### Source material
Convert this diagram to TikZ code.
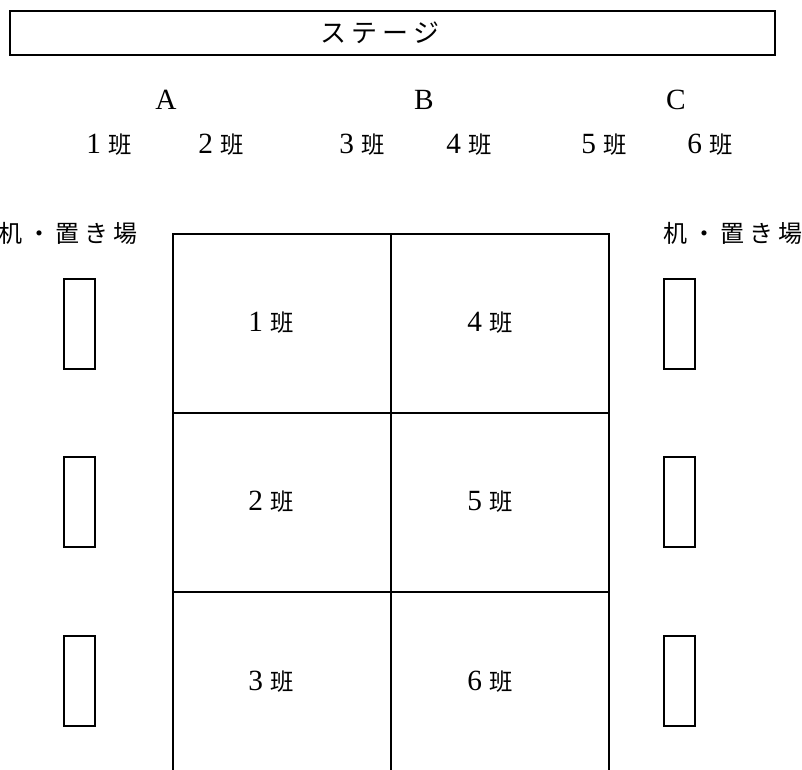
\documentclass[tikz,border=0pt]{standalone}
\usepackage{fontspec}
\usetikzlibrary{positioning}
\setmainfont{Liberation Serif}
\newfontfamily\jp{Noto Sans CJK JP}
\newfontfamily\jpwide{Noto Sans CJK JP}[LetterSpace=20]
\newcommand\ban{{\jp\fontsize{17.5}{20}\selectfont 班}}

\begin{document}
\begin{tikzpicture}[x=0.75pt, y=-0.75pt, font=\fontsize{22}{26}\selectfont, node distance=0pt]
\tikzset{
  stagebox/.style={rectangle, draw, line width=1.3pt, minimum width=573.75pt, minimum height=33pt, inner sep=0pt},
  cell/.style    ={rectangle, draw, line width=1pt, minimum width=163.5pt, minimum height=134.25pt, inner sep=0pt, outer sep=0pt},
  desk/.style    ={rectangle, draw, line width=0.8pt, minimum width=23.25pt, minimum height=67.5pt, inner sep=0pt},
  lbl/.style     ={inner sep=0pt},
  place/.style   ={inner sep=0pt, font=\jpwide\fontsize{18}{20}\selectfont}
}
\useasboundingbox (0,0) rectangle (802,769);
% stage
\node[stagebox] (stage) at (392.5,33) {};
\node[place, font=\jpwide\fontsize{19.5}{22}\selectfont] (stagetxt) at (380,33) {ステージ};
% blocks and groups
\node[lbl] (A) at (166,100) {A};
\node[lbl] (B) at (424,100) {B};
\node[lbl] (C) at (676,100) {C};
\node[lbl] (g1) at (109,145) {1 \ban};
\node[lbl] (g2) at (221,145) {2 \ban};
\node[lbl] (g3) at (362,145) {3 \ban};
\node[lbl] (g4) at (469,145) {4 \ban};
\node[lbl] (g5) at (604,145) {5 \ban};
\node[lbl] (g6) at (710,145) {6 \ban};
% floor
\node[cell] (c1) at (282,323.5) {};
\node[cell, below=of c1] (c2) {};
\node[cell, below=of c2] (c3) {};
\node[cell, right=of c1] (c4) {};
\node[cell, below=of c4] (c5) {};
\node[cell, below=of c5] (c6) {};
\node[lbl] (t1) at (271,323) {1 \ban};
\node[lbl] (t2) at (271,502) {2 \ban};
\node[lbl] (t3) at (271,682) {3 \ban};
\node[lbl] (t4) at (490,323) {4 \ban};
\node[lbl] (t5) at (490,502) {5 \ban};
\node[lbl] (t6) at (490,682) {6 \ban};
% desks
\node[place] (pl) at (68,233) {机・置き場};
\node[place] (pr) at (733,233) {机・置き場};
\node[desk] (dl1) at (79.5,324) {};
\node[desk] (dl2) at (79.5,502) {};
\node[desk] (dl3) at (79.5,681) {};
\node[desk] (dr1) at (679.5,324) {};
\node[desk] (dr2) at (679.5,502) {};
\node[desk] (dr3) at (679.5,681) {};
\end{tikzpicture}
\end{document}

### Exercise prompt
Repeat the material exactly as it reads, without any of its pictures.

### Right answer
Convert this diagram to TikZ code.
\documentclass[tikz,border=0pt]{standalone}
\usepackage{fontspec}
\usetikzlibrary{positioning}
\setmainfont{Liberation Serif}
\newfontfamily\jp{Noto Sans CJK JP}
\newfontfamily\jpwide{Noto Sans CJK JP}[LetterSpace=20]
\newcommand\ban{{\jp\fontsize{17.5}{20}\selectfont 班}}

\begin{document}
\begin{tikzpicture}[x=0.75pt, y=-0.75pt, font=\fontsize{22}{26}\selectfont, node distance=0pt]
\tikzset{
  stagebox/.style={rectangle, draw, line width=1.3pt, minimum width=573.75pt, minimum height=33pt, inner sep=0pt},
  cell/.style    ={rectangle, draw, line width=1pt, minimum width=163.5pt, minimum height=134.25pt, inner sep=0pt, outer sep=0pt},
  desk/.style    ={rectangle, draw, line width=0.8pt, minimum width=23.25pt, minimum height=67.5pt, inner sep=0pt},
  lbl/.style     ={inner sep=0pt},
  place/.style   ={inner sep=0pt, font=\jpwide\fontsize{18}{20}\selectfont}
}
\useasboundingbox (0,0) rectangle (802,769);
% stage
\node[stagebox] (stage) at (392.5,33) {};
\node[place, font=\jpwide\fontsize{19.5}{22}\selectfont] (stagetxt) at (380,33) {ステージ};
% blocks and groups
\node[lbl] (A) at (166,100) {A};
\node[lbl] (B) at (424,100) {B};
\node[lbl] (C) at (676,100) {C};
\node[lbl] (g1) at (109,145) {1 \ban};
\node[lbl] (g2) at (221,145) {2 \ban};
\node[lbl] (g3) at (362,145) {3 \ban};
\node[lbl] (g4) at (469,145) {4 \ban};
\node[lbl] (g5) at (604,145) {5 \ban};
\node[lbl] (g6) at (710,145) {6 \ban};
% floor
\node[cell] (c1) at (282,323.5) {};
\node[cell, below=of c1] (c2) {};
\node[cell, below=of c2] (c3) {};
\node[cell, right=of c1] (c4) {};
\node[cell, below=of c4] (c5) {};
\node[cell, below=of c5] (c6) {};
\node[lbl] (t1) at (271,323) {1 \ban};
\node[lbl] (t2) at (271,502) {2 \ban};
\node[lbl] (t3) at (271,682) {3 \ban};
\node[lbl] (t4) at (490,323) {4 \ban};
\node[lbl] (t5) at (490,502) {5 \ban};
\node[lbl] (t6) at (490,682) {6 \ban};
% desks
\node[place] (pl) at (68,233) {机・置き場};
\node[place] (pr) at (733,233) {机・置き場};
\node[desk] (dl1) at (79.5,324) {};
\node[desk] (dl2) at (79.5,502) {};
\node[desk] (dl3) at (79.5,681) {};
\node[desk] (dr1) at (679.5,324) {};
\node[desk] (dr2) at (679.5,502) {};
\node[desk] (dr3) at (679.5,681) {};
\end{tikzpicture}
\end{document}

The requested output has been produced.